The setuptools package is required to run the commands below. We recommend using conda, which includes setuptools in its default Python installation. To install the tool, either clone the repository or download the latest release and run the following commands:

git clone https://github.com/potassco/benchmark-tool
cd benchmark-tool
conda create -n <env-name> python=3.10
conda activate <env-name>
pip install .

The provided default templates use runlim to supervise benchmark execution.
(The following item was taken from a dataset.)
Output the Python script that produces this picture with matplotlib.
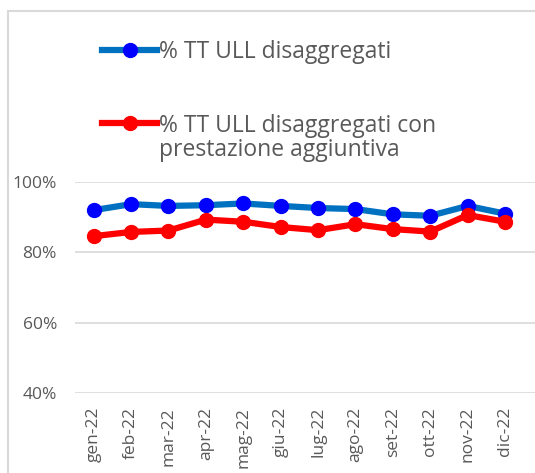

If you want to use them, make sure to build the latest version and copy (or symlink) the executable into the ./programs directory.

Structure

The repository is organized as follows:

  • ./benchmarks/: Example benchmarks
  • ./docs/: Documentation
  • ./output/: Default output folder for the examples
  • ./programs/: Place solver/tool executables here
  • ./runscripts/: Contains example run-scripts
  • ./src/: Python source files
  • ./templates/: Contains example script templates

Usage

You can verify a successful installation by running:

bgen -h

Supported entry points:

  • bgen - creates start scripts
  • beval - evaluates solver runs
  • bconv - transforms output of beval into spreadsheets

A detailed description of how to use each component is available via the sidebar.

Info

When running benchmarks on a cluster, jobs may fail due to the following error:

runlim error: group pid <X> larger than child pid <Y>

This is a known issue.

For single-process systems under test (SUT), this issue can be avoided by using the runlim option --single in the corresponding template script (e.g., templates/seq-generic-single.sh). In that case, {run.solver} should either be the SUT executable or you should use exec if {run.solver} refers to a shell script.

If you cannot use --single, the verify_results.sh script can be used to identify jobs that failed due to a runlim error, remove the corresponding .finished files, and generate a new start script that excludes jobs which have already completed.